The Supreme Court agreed Friday to hear Starbucks’s appeal of a decision ordering the coffee chain to reinstate seven terminated employees, who were part of a high-profile union drive and became known as the “Memphis Seven.”
With implications for labor organizing more broadly, the justices will take up the case to decide the proper standard for court injunctions requested by the National Labor Relations Board (NLRB) as they battle against employers in administrative proceedings.
The injunctions, aimed at keeping the status quo, have forced companies to reinstate employees, keep facilities open and pause corporate policy changes as the NLRB adjudicates alleged unfair labor practices.
Federal appeals courts have been split on what test the NLRB must clear to receive such an order, however.
Starbucks, backed by the U.S. Chamber of Commerce and other business interests, argues that some courts — like the one that ordered the Memphis Seven be reinstated — have been too lenient, emboldening the NLRB to interfere with employers without due cause.
“That split carries enormous consequences for employers nationwide and unacceptably threatens the uniformity of federal labor law,” Starbucks’s attorneys wrote to the justices.
In Memphis, the seven Starbucks employees were terminated after they publicly posted a letter addressed to the company’s CEO and sat down in the store with a television news crew in January 2022 to talk about their union organizing efforts.
The coffee retail giant said it lawfully terminated the employees for breaking the companies’ policies the day of the television interview, including by going behind the counter while off-duty and unlocking a locked door to allow an unauthorized person to enter the store.
A federal district judge in August 2022 ruled in favor of the NLRB, ordering Starbucks to reinstate the workers, and a 6th U.S. Circuit Court of Appeals panel later affirmed the ruling. Starbucks then appealed to the Supreme Court.

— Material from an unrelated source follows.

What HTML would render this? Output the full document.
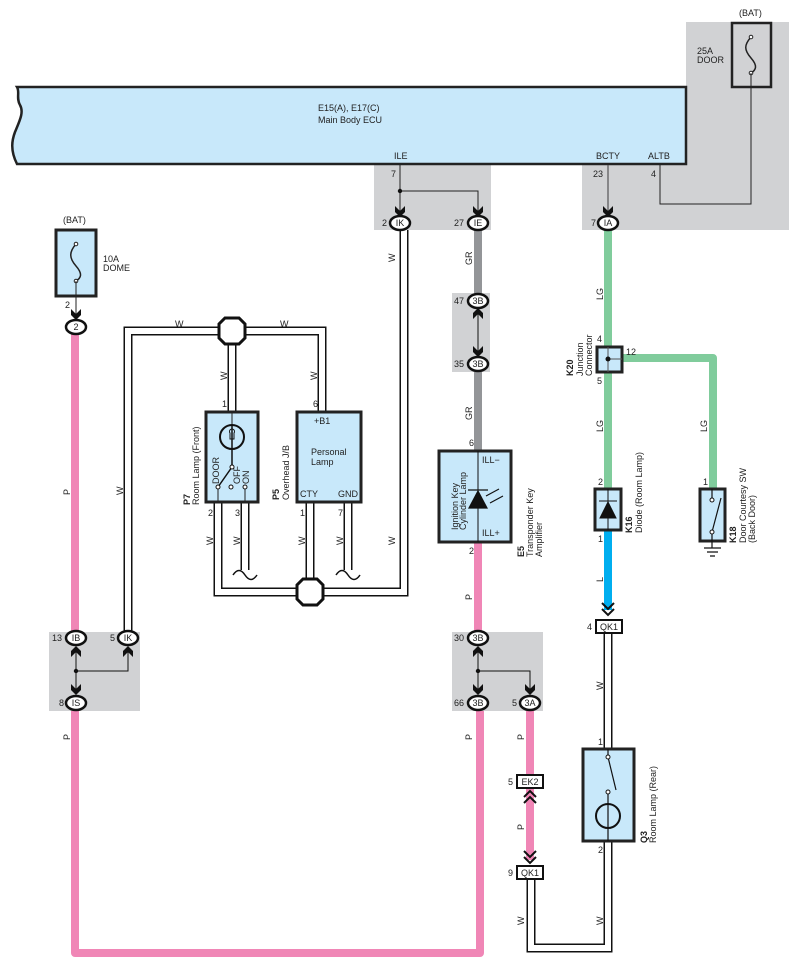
<!DOCTYPE html>
<html><head><meta charset="utf-8"><style>
html,body{margin:0;padding:0;background:#fff;}
svg{display:block;}
text{font-family:"Liberation Sans",sans-serif;font-size:9px;fill:#222;}
</style></head><body>
<svg width="799" height="971" viewBox="0 0 799 971" xmlns="http://www.w3.org/2000/svg">
<defs>
<g id="fa"><path d="M-5,-9 L0,-4 L5,-9 L5,-3 L0,2 L-5,-3Z" fill="#111"/></g>
<g id="ma"><path d="M-5,9 L0,4 L5,9 L5,3 L0,-2 L-5,3Z" fill="#111"/></g>
<g id="oct"><polygon points="-7,-13 7,-13 13,-7 13,7 7,13 -7,13 -13,7 -13,-7" fill="#fff" stroke="#111" stroke-width="3"/></g>
</defs>
<g fill="#d1d2d4">
<rect x="686" y="22" width="103" height="208"/>
<rect x="582" y="165" width="207" height="65"/>
<rect x="374" y="165" width="117" height="65"/>
<rect x="452" y="293" width="38" height="79"/>
<rect x="49" y="632" width="91" height="79"/>
<rect x="452" y="632" width="91" height="79"/>
</g>
<path d="M17,87 L686,87 L686,164 L17,164 C10,150 12,140 15,132 C20,120 24,112 20,105 C16,98 20,92 17,87Z" fill="#c8e8fa" stroke="#222" stroke-width="2.5"/>
<text x="318" y="111" font-size="9.5">E15(A), E17(C)</text>
<text x="318" y="123" font-size="9.5">Main Body ECU</text>
<text x="394" y="159">ILE</text><text x="596" y="159">BCTY</text><text x="648" y="159">ALTB</text>
<rect x="732" y="23" width="39" height="64" fill="none" stroke="#222" stroke-width="2.5"/>
<text x="739" y="16">(BAT)</text><text x="697" y="54">25A</text><text x="697" y="63">DOOR</text>
<path d="M751,37 C744,45 744,50 751,58 C758,66 756,70 751,73" fill="none" stroke="#222" stroke-width="1.5"/>
<circle cx="751" cy="37" r="1.8" fill="#fff" stroke="#222"/><circle cx="751" cy="73" r="1.8" fill="#fff" stroke="#222"/>
<path d="M751,73 V204 H660 V165" fill="none" stroke="#222" stroke-width="1"/>
<text x="651" y="177">4</text>
<path d="M400,165 V215 M400,191 H478 V215" fill="none" stroke="#222" stroke-width="1"/>
<circle cx="400" cy="191" r="2.2" fill="#111"/>
<text x="391" y="177">7</text>
<path d="M608,165 V215" stroke="#555" stroke-width="1.2"/>
<text x="593" y="177">23</text>
<g fill="none" stroke-linejoin="round">
<path d="M478,230 V294 M478,372 V450" stroke="#939598" stroke-width="8"/>
<path d="M75,334 V632 M75,711 V953 H480 V711" stroke="#f086b6" stroke-width="8"/>
<path d="M478,542 V632" stroke="#f086b6" stroke-width="8"/>
<path d="M530,711 V860" stroke="#f086b6" stroke-width="8"/>
<path d="M608,230 V489" stroke="#80cc9c" stroke-width="8"/>
<path d="M622,358 H713 V489" stroke="#80cc9c" stroke-width="8"/>
<path d="M608,530 V610" stroke="#00aeef" stroke-width="8"/>
</g>
<g fill="none" stroke-linejoin="miter">
<g stroke="#111" stroke-width="9">
<path d="M128,632 V331 H322 V411"/><path d="M232,331 V411"/>
<path d="M218,502 V592 H404 V230"/><path d="M310,502 V592"/>
<path d="M245,502 V570"/><path d="M348,502 V570"/>
<path d="M608,633 V749"/><path d="M608,841 V948 H531 V880"/>
</g>
<g stroke="#fff" stroke-width="6">
<path d="M128,632 V331 H322 V411"/><path d="M232,331 V411"/>
<path d="M218,502 V592 H404 V230"/><path d="M310,502 V592"/>
<path d="M245,502 V570"/><path d="M348,502 V570"/>
<path d="M608,633 V749"/><path d="M608,841 V948 H531 V880"/>
</g>
</g>
<path d="M233,575 c4,-6 8,-6 12,0 s8,6 12,0 M336,575 c4,-6 8,-6 12,0 s8,6 12,0" fill="none" stroke="#111" stroke-width="1.5"/>
<use href="#oct" x="232" y="331"/><use href="#oct" x="310" y="592"/>
<rect x="56" y="230" width="40" height="66" fill="#c8e8fa" stroke="#222" stroke-width="3"/>
<text x="63" y="223">(BAT)</text><text x="103" y="262">10A</text><text x="103" y="271">DOME</text>
<path d="M76,244 C69,252 69,258 76,266 C83,274 81,278 76,281" fill="none" stroke="#222" stroke-width="1.5"/>
<circle cx="76" cy="244" r="1.8" fill="#fff" stroke="#222"/><circle cx="76" cy="281" r="1.8" fill="#fff" stroke="#222"/>
<path d="M76,281 V318" stroke="#222"/><text x="65" y="308">2</text>
<use href="#fa" x="76" y="318"/>
<use href="#fa" x="400" y="215"/><use href="#fa" x="478" y="215"/><use href="#fa" x="608" y="215"/>
<use href="#ma" x="478" y="310"/><use href="#fa" x="478" y="355"/>
<use href="#ma" x="76" y="648"/><use href="#ma" x="128" y="648"/><use href="#fa" x="76" y="693"/>
<use href="#ma" x="478" y="648"/><use href="#fa" x="478" y="693"/><use href="#fa" x="530" y="693"/>
<path d="M76,648 V693 M76,671 H128 V648 M478,310 V355 M478,648 V693 M478,671 H530 V693" fill="none" stroke="#111" stroke-width="1"/>
<circle cx="76" cy="671" r="2.2" fill="#111"/><circle cx="478" cy="671" r="2.2" fill="#111"/>
<g fill="#fff" stroke="#111" stroke-width="2.5">
<ellipse cx="76" cy="327" rx="10" ry="7"/>
<ellipse cx="400" cy="223" rx="10" ry="7"/><ellipse cx="478" cy="223" rx="10" ry="7"/><ellipse cx="608" cy="223" rx="10" ry="7"/>
<ellipse cx="478" cy="301" rx="10" ry="7"/><ellipse cx="478" cy="364" rx="10" ry="7"/>
<ellipse cx="76" cy="638" rx="10" ry="7"/><ellipse cx="128" cy="638" rx="10" ry="7"/><ellipse cx="76" cy="703" rx="10" ry="7"/>
<ellipse cx="478" cy="638" rx="10" ry="7"/><ellipse cx="478" cy="703" rx="10" ry="7"/><ellipse cx="530" cy="703" rx="10" ry="7"/>
</g>
<g text-anchor="middle">
<text x="76" y="330">2</text><text x="400" y="226">IK</text><text x="478" y="226">IE</text><text x="608" y="226">IA</text>
<text x="478" y="304">3B</text><text x="478" y="367">3B</text>
<text x="76" y="641">IB</text><text x="128" y="641">IK</text><text x="76" y="706">IS</text>
<text x="478" y="641">3B</text><text x="478" y="706">3B</text><text x="530" y="706">3A</text>
</g>
<text x="382" y="226">2</text><text x="454" y="226">27</text><text x="591" y="226">7</text>
<text x="454" y="304">47</text><text x="454" y="367">35</text>
<text x="52" y="641">13</text><text x="110" y="641">5</text><text x="59" y="706">8</text>
<text x="454" y="641">30</text><text x="454" y="706">66</text><text x="512" y="706">5</text>
<rect x="206" y="412" width="52" height="90" fill="#c8e8fa" stroke="#222" stroke-width="3"/>
<path d="M232,412 V425 M218,487 V502 M245,487 V502" stroke="#222"/>
<circle cx="232" cy="437" r="12" fill="none" stroke="#111" stroke-width="2"/>
<path d="M232,425 V467 M218,487 L232,467" stroke="#111" stroke-width="1.5" fill="none"/>
<path d="M230,433 a2.5,2.5 0 1 1 4,0 v6 h-4z" fill="none" stroke="#111" stroke-width="1"/>
<circle cx="218" cy="487" r="2" fill="#fff" stroke="#111"/><circle cx="231" cy="487" r="2" fill="#fff" stroke="#111"/><circle cx="245" cy="487" r="2" fill="#fff" stroke="#111"/><circle cx="232" cy="467" r="2" fill="#fff" stroke="#111"/>
<text transform="translate(219,484) rotate(-90)">DOOR</text><text transform="translate(240,484) rotate(-90)">OFF</text><text transform="translate(249,484) rotate(-90)">ON</text>
<text x="222" y="407">1</text><text x="208" y="516">2</text><text x="235" y="516">3</text>
<text transform="translate(190,505) rotate(-90)" font-weight="bold">P7</text><text transform="translate(199,505) rotate(-90)">Room Lamp (Front)</text>
<rect x="297" y="412" width="64" height="90" fill="#c8e8fa" stroke="#222" stroke-width="3"/>
<text x="314" y="424">+B1</text><text x="311" y="455">Personal</text><text x="311" y="465">Lamp</text>
<text x="300" y="497">CTY</text><text x="338" y="497">GND</text>
<text x="313" y="407">6</text><text x="300" y="516">1</text><text x="338" y="516">7</text>
<text transform="translate(279,500) rotate(-90)" font-weight="bold">P5</text><text transform="translate(289,500) rotate(-90)">Overhead J/B</text>
<rect x="439" y="451" width="72" height="91" fill="#c8e8fa" stroke="#222" stroke-width="3"/>
<path d="M478,451 V542" stroke="#111"/>
<path d="M469,508 L487,508 L478,491Z M468,490 H488" fill="#111" stroke="#111" stroke-width="1.2"/>
<path d="M486,496 L499,489 M490,503 L503,496" stroke="#111" stroke-width="1.2"/>
<text x="482" y="463">ILL−</text><text x="482" y="536">ILL+</text>
<text transform="translate(458,530) rotate(-90)" fill="#333">Ignition Key</text><text transform="translate(466,530) rotate(-90)" fill="#333">Cylinder Lamp</text>
<text transform="translate(524,557) rotate(-90)" font-weight="bold">E5</text><text transform="translate(533,557) rotate(-90)">Transponder Key</text><text transform="translate(542,557) rotate(-90)">Amplifier</text>
<text x="469" y="446">6</text><text x="469" y="554">2</text>
<rect x="597" y="347" width="25" height="25" fill="#c8e8fa" stroke="#222" stroke-width="3"/>
<path d="M608,347 V372 M608,359 H622" stroke="#555"/><circle cx="608" cy="359" r="2.5" fill="#111"/>
<text x="597" y="342">4</text><text x="597" y="384">5</text><text x="626" y="355">12</text>
<text transform="translate(573,376) rotate(-90)" font-weight="bold">K20</text><text transform="translate(583,376) rotate(-90)">Junction</text><text transform="translate(592,376) rotate(-90)">Connector</text>
<rect x="595" y="489" width="26" height="41" fill="#c8e8fa" stroke="#222" stroke-width="3"/>
<path d="M608,489 V530" stroke="#111"/><path d="M600,518 H616 L608,502Z M599,501 H617" fill="#111" stroke="#111"/>
<text x="598" y="485">2</text><text x="598" y="542">1</text>
<text transform="translate(632,533) rotate(-90)" font-weight="bold">K16</text><text transform="translate(642,533) rotate(-90)">Diode (Room Lamp)</text>
<rect x="700" y="489" width="25" height="52" fill="#c8e8fa" stroke="#222" stroke-width="3"/>
<path d="M712,499 V489 M712,532 V548 M712,532 L721,498 M704,548 H721 M707,552 H718 M710,556 H715" fill="none" stroke="#111" stroke-width="1.2"/>
<circle cx="712" cy="500" r="2" fill="#fff" stroke="#111"/><circle cx="712" cy="532" r="2" fill="#fff" stroke="#111"/>
<text x="703" y="485">1</text>
<text transform="translate(736,543) rotate(-90)" font-weight="bold">K18</text><text transform="translate(746,543) rotate(-90)">Door Courtesy SW</text><text transform="translate(755,543) rotate(-90)">(Back Door)</text>
<path d="M602,603 L608,609 L614,603 M602,609 L608,615 L614,609" fill="none" stroke="#111" stroke-width="2"/>
<rect x="596" y="620" width="26" height="13" fill="#fff" stroke="#111" stroke-width="2"/>
<text x="609" y="630" text-anchor="middle">QK1</text><text x="587" y="630">4</text>
<rect x="583" y="749" width="51" height="92" fill="#c8e8fa" stroke="#222" stroke-width="3"/>
<path d="M608,749 V757 M608,827 V841 M608,757 L616,790 M608,792 V803 M608,803 V827" fill="none" stroke="#111" stroke-width="1.2"/>
<circle cx="608" cy="816" r="12" fill="none" stroke="#111" stroke-width="2"/>
<circle cx="608" cy="757" r="2" fill="#fff" stroke="#111"/><circle cx="608" cy="792" r="2" fill="#fff" stroke="#111"/>
<text x="598" y="745">1</text><text x="598" y="853">2</text>
<text transform="translate(647,843) rotate(-90)" font-weight="bold">Q3</text><text transform="translate(656,843) rotate(-90)">Room Lamp (Rear)</text>
<rect x="517" y="775" width="26" height="13" fill="#fff" stroke="#111" stroke-width="2"/>
<text x="530" y="785" text-anchor="middle">EK2</text><text x="508" y="785">5</text>
<path d="M524,797 L530,791 L536,797 M524,803 L530,797 L536,803" fill="none" stroke="#111" stroke-width="2"/>
<path d="M524,851 L530,857 L536,851 M524,857 L530,863 L536,857" fill="none" stroke="#111" stroke-width="2"/>
<rect x="517" y="866" width="26" height="13" fill="#fff" stroke="#111" stroke-width="2"/>
<text x="530" y="876" text-anchor="middle">QK1</text><text x="508" y="876">9</text>
<g>
<text transform="translate(70,495) rotate(-90)">P</text>
<text transform="translate(123,495) rotate(-90)">W</text>
<text transform="translate(227,380) rotate(-90)">W</text>
<text transform="translate(317,380) rotate(-90)">W</text>
<text x="175" y="327">W</text><text x="280" y="327">W</text>
<text transform="translate(213,545) rotate(-90)">W</text><text transform="translate(240,545) rotate(-90)">W</text>
<text transform="translate(305,545) rotate(-90)">W</text><text transform="translate(343,545) rotate(-90)">W</text>
<text transform="translate(395,545) rotate(-90)">W</text>
<text transform="translate(395,262) rotate(-90)">W</text>
<text transform="translate(472,265) rotate(-90)">GR</text>
<text transform="translate(472,420) rotate(-90)">GR</text>
<text transform="translate(472,600) rotate(-90)">P</text>
<text transform="translate(70,740) rotate(-90)">P</text>
<text transform="translate(472,740) rotate(-90)">P</text>
<text transform="translate(524,740) rotate(-90)">P</text>
<text transform="translate(524,830) rotate(-90)">P</text>
<text transform="translate(524,925) rotate(-90)">W</text>
<text transform="translate(603,925) rotate(-90)">W</text>
<text transform="translate(603,690) rotate(-90)">W</text>
<text transform="translate(603,300) rotate(-90)">LG</text>
<text transform="translate(603,432) rotate(-90)">LG</text>
<text transform="translate(707,432) rotate(-90)">LG</text>
<text transform="translate(603,582) rotate(-90)">L</text>
</g>
</svg>
</body></html>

The 6th Circuit, along with four other federal appeals courts, grants the NLRB’s injunction requests when they clear a two-factor “reasonable cause” test showing the employer engaged in unfair labor practices.
Four other federal appeals courts employ a four-factor test used in other contexts when parties seek preliminary injunctions, a standard Starbucks argues is higher.
“We are pleased the Supreme Court has decided to consider our request to level the playing field for all U.S. employers by ensuring that a single standard is applied as federal district courts determine whether to grant 10(j) injunctions pursued by the National Labor Relations Board,” Andrew Trull, a spokesperson for the company, said in a statement.
Starbucks Workers United, the union organizing workers at the coffee chain, called the injunctions “one of the most effective tools” to hold corporations accountable.
“The world’s biggest coffee company is now using a technicality to align itself with and do the bidding of the billionaire class,” the union said. “Starbucks is on a mission to weaken the National Labor Relations Board’s ability to hold billion dollar corporations accountable for violating the law.”
But, the Justice Department (DOJ) urged the justices to not take the case, rejecting the notion that the different tests contrast.
“The court’s decision does not conflict with any decision of this Court,” the DOJ wrote in court filings. “And although different courts of appeals use different verbal formulations to describe the standard for granting Section 10(j) relief, those terminological distinctions do not warrant this Court’s review.”
The case is likely to be part of the last batch to be heard this term, which would culminate in a decision by the end of June.